Compliance: Powerless to Leave the Cinema

By Jacqueline Lucas Palmer.

It’s hard to describe a more uncomfortable viewing in cinemas than this ‘truer than life’ captioned film by Craig Zobel. I witnessed people watching through their hands, I heard tight voices between arguing couples, and shrieks of nervous laughter leaking to dispel the tension. I even saw one person after another leave the Everyman Cinema. The question is, how far are we willing to go with employees and colleagues, when a phone call from a ‘police officer’ instructs us to hold said employee for theft and to strip search them at the office.

Powerful responses to the film can only trigger the victims and bullies in us, after all, our inner child has most likely suffered at the hands of a bully, a parent, a figure in authority, and that’s the part that will obey ‘police’ orders. The film cites the 1961 Milgram psychology experiment at Yale University, which explored whether Holocaust accomplices were simply following orders. In the experiment the participants were given the role of teacher and asked to administer electric shocks on their ‘learner’. Milgram’s conclusions showed how ordinary people were likely to follow orders by an authority, even to the extent of killing an innocent human being. Indeed there were 70 such incidents in the US of prankster calls involving abuse and rape that Compliance explores.

Sandra, the fast food restaurant manager (AnnDowd) plays it excellently, capturing the discomfort of her role, but eagerly winning brownie points when her perfect child tries to please and follow orders. Appointed to hold and search Becky (Dreama Walker) during a long and busy shift, she also hands her job to employees as she continues serving customers. “I did what I was told” she seems to brag when all is discovered.
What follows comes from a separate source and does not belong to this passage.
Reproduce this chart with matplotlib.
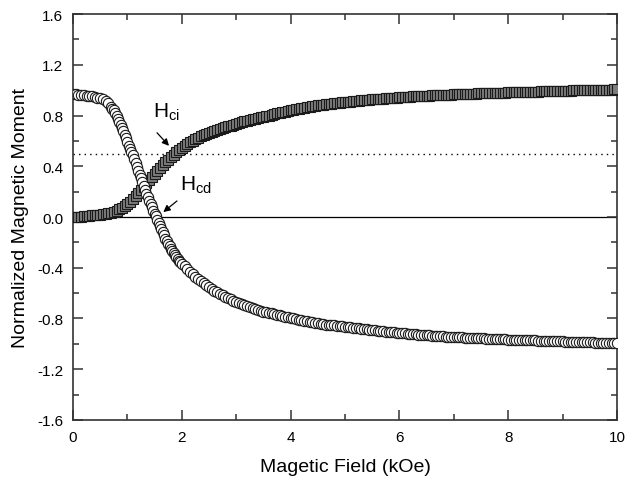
import numpy as np
import matplotlib
matplotlib.use('Agg')
import matplotlib.pyplot as plt

plt.rcParams['font.family'] = ['Liberation Sans', 'DejaVu Sans']
plt.rcParams['mathtext.fontset'] = 'custom'
plt.rcParams['mathtext.rm'] = 'Liberation Sans'

# demagnetisation branch (open circles), field in kOe
field_down = np.concatenate([
    np.round(np.arange(0.0, 0.6501, 0.05), 2),
    np.round(np.arange(0.7, 2.0001, 0.025), 3),
    np.round(np.arange(2.05, 2.2501, 0.05), 2),
    np.round(np.arange(2.3, 10.0001, 0.05), 2),
])
moment_down = [
    0.97, 0.968, 0.965, 0.962, 0.96, 0.957, 0.954, 0.95, 0.946, 0.941,
    0.935, 0.927, 0.915, 0.895,
    0.87, 0.855, 0.84, 0.82, 0.80, 0.775, 0.75, 0.725, 0.70, 0.675,
    0.65, 0.62, 0.59, 0.56, 0.535, 0.51, 0.485, 0.455, 0.425, 0.395,
    0.365, 0.335, 0.305, 0.275, 0.245, 0.215, 0.185, 0.155, 0.125, 0.10,
    0.075, 0.05, 0.025, 0.005, -0.02, -0.045, -0.07, -0.095, -0.12, -0.145,
    -0.17, -0.19, -0.21, -0.23, -0.25, -0.27, -0.285, -0.30, -0.315, -0.33,
    -0.345, -0.355, -0.37,
    -0.39, -0.41, -0.43, -0.45, -0.47,
    -0.490, -0.505, -0.520, -0.535, -0.550, -0.565, -0.580, -0.593, -0.605, -0.618,
    -0.630, -0.640, -0.650, -0.660, -0.670, -0.678, -0.685, -0.693, -0.700, -0.708,
    -0.715, -0.723, -0.730, -0.738, -0.745, -0.750, -0.755, -0.760, -0.765, -0.770,
    -0.775, -0.780, -0.785, -0.790, -0.795, -0.800, -0.805, -0.810, -0.815, -0.818,
    -0.820, -0.825, -0.830, -0.833, -0.835, -0.840, -0.845, -0.848, -0.850, -0.853,
    -0.855, -0.858, -0.860, -0.863, -0.865, -0.868, -0.870, -0.873, -0.875, -0.878,
    -0.880, -0.883, -0.885, -0.888, -0.890, -0.893, -0.895, -0.898, -0.900, -0.903,
    -0.905, -0.908, -0.910, -0.913, -0.915, -0.917, -0.918, -0.920, -0.922, -0.924,
    -0.926, -0.928, -0.930, -0.931, -0.933, -0.934, -0.935, -0.937, -0.938, -0.940,
    -0.941, -0.942, -0.943, -0.945, -0.946, -0.947, -0.948, -0.949, -0.950, -0.951,
    -0.952, -0.953, -0.954, -0.955, -0.956, -0.957, -0.958, -0.959, -0.960, -0.961,
    -0.962, -0.963, -0.964, -0.965, -0.966, -0.967, -0.967, -0.968, -0.969, -0.970,
    -0.970, -0.971, -0.972, -0.973, -0.973, -0.974, -0.975, -0.976, -0.976, -0.977,
    -0.978, -0.979, -0.979, -0.980, -0.981, -0.982, -0.982, -0.983, -0.984, -0.985,
    -0.985, -0.986, -0.987, -0.988, -0.988, -0.989, -0.990, -0.990, -0.991, -0.992,
    -0.992, -0.993, -0.994, -0.994, -0.995,
]

# remanence branch (grey squares)
field_up = np.concatenate([
    np.round(np.arange(0.0, 0.7501, 0.05), 2),
    np.round(np.arange(0.8, 2.3001, 0.05), 2),
    np.round(np.arange(2.35, 10.0001, 0.05), 2),
])
moment_up = [
    0.0, 0.001, 0.003, 0.004, 0.006, 0.008, 0.01, 0.012, 0.013, 0.015,
    0.018, 0.021, 0.025, 0.03, 0.035, 0.042,
    0.05, 0.06, 0.07, 0.085, 0.10, 0.12, 0.14, 0.165, 0.19, 0.215,
    0.24, 0.265, 0.29, 0.315, 0.34, 0.365, 0.39, 0.41, 0.43, 0.45,
    0.47, 0.49, 0.51, 0.53, 0.545, 0.56, 0.575, 0.59, 0.60, 0.615, 0.625,
    0.635, 0.645, 0.653, 0.660, 0.670, 0.680, 0.688, 0.695, 0.703, 0.710,
    0.715, 0.720, 0.728, 0.735, 0.740, 0.745, 0.753, 0.760, 0.765, 0.770,
    0.775, 0.780, 0.785, 0.790, 0.795, 0.800, 0.805, 0.810, 0.817, 0.823,
    0.827, 0.830, 0.835, 0.840, 0.845, 0.850, 0.855, 0.859, 0.862, 0.866,
    0.870, 0.874, 0.877, 0.880, 0.883, 0.885, 0.888, 0.890, 0.893, 0.895,
    0.898, 0.900, 0.903, 0.905, 0.908, 0.910, 0.913, 0.915, 0.917, 0.919,
    0.921, 0.923, 0.925, 0.927, 0.929, 0.930, 0.932, 0.934, 0.935, 0.937,
    0.938, 0.940, 0.942, 0.943, 0.944, 0.946, 0.947, 0.948, 0.950, 0.951,
    0.952, 0.953, 0.955, 0.956, 0.957, 0.958, 0.959, 0.960, 0.961, 0.962,
    0.963, 0.964, 0.965, 0.966, 0.967, 0.968, 0.969, 0.970, 0.971, 0.972,
    0.972, 0.973, 0.974, 0.975, 0.976, 0.976, 0.977, 0.978, 0.979, 0.979,
    0.980, 0.981, 0.981, 0.982, 0.983, 0.983, 0.984, 0.985, 0.985, 0.986,
    0.987, 0.987, 0.988, 0.989, 0.989, 0.990, 0.991, 0.991, 0.992, 0.993,
    0.993, 0.994, 0.995, 0.995, 0.996, 0.997, 0.997, 0.998, 0.999, 0.999,
    1.000, 1.000, 1.001, 1.001, 1.002, 1.002, 1.003, 1.003, 1.004, 1.004,
    1.005, 1.005, 1.006, 1.006,
]

x_ticks = [0, 2, 4, 6, 8, 10]
y_ticks = [-1.6, -1.2, -0.8, -0.4, 0.0, 0.4, 0.8, 1.2, 1.6]

fig = plt.figure(figsize=(6.32, 4.85), dpi=100)
ax = fig.add_axes([0.1155, 0.132, 0.8608, 0.837])

ax.axhline(0.0, color='black', lw=0.9, zorder=1)
ax.axhline(0.5, color='black', lw=1.0, ls=(0, (1, 3)), zorder=1)

ax.plot(field_up, moment_up, ls='none', marker='s', ms=7.0,
        mfc='#7c7c7c', mec='#1a1a1a', mew=0.8, zorder=3)
ax.plot(field_down, moment_down, ls='none', marker='o', ms=7.4,
        mfc='white', mec='#1a1a1a', mew=0.8, zorder=4)

ax.set_xlim(0, 10)
ax.set_ylim(-1.6, 1.6)
ax.set_xticks(x_ticks)
ax.set_yticks(y_ticks)
ax.set_xticks(np.arange(1, 10, 2), minor=True)
ax.set_yticks(np.arange(-1.4, 1.5, 0.4), minor=True)
ax.set_yticklabels([f'{v:.1f}' for v in y_ticks])
ax.tick_params(which='both', direction='in', top=True, right=True, labelsize=11,
               color='#333333', width=1.1)
ax.tick_params(which='major', length=7)
ax.tick_params(which='minor', length=4)
ax.tick_params(axis='x', pad=7)
ax.tick_params(axis='y', pad=7)
for sp in ax.spines.values():
    sp.set_linewidth(1.2)
    sp.set_color('#333333')

ax.set_xlabel('Magetic Field (kOe)', fontsize=14, labelpad=10)
ax.set_ylabel('Normalized Magnetic Moment', fontsize=14, labelpad=6)

ax.text(1.47, 0.79, r'H$_{\mathrm{ci}}$', fontsize=15, va='baseline')
ax.text(1.97, 0.22, r'H$_{\mathrm{cd}}$', fontsize=15, va='baseline')
ax.annotate('', xy=(1.80, 0.545), xytext=(1.51, 0.68),
            arrowprops=dict(arrowstyle='-|>', color='black', lw=0.9, mutation_scale=10))
ax.annotate('', xy=(1.62, 0.025), xytext=(1.95, 0.14),
            arrowprops=dict(arrowstyle='-|>', color='black', lw=0.9, mutation_scale=10))

fig.savefig('out.png', dpi=100)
It is hard not to cry out in disbelief as we see them all following orders without twigging to a sexual pervert getting off on the line. We see how Sandra confirms Becky’s guilt with no shred of evidence, and does not call to check the officer’s id. Indeed she happily appoints her boyfriend Van to take charge, even though he is drunk and alone with the young naked Becky. All it takes is the odd familiar line of police jargon to confuse the prank caller’s perversity, as he asks Van to comment on her breasts, and spank her, so it really beggars belief. When the officer finally shows up and asks Becky why she didn’t refuse, “I just knew it was going to happen”. This sums up the experience of the viewer, as we witness the ‘true story’ impossibly unfold.

And which of us couldn’t admit to moments of submission, of being bullied, if not having experienced various forms of abuse. Harder still to imagine the manager or the prankster in us, who greets his little daughter after the call. It is with considerable relief when an employee gets the picture, and is able to stand up and refuse.

The cinema staff don’t often wait in the lobby to chat to movie goers, but after the film there was lively conversation, and when I squirmed noisily in my seat, for once there was not a single person who told me to be quiet. But this time the victim in me was rebelling, and would never have complied.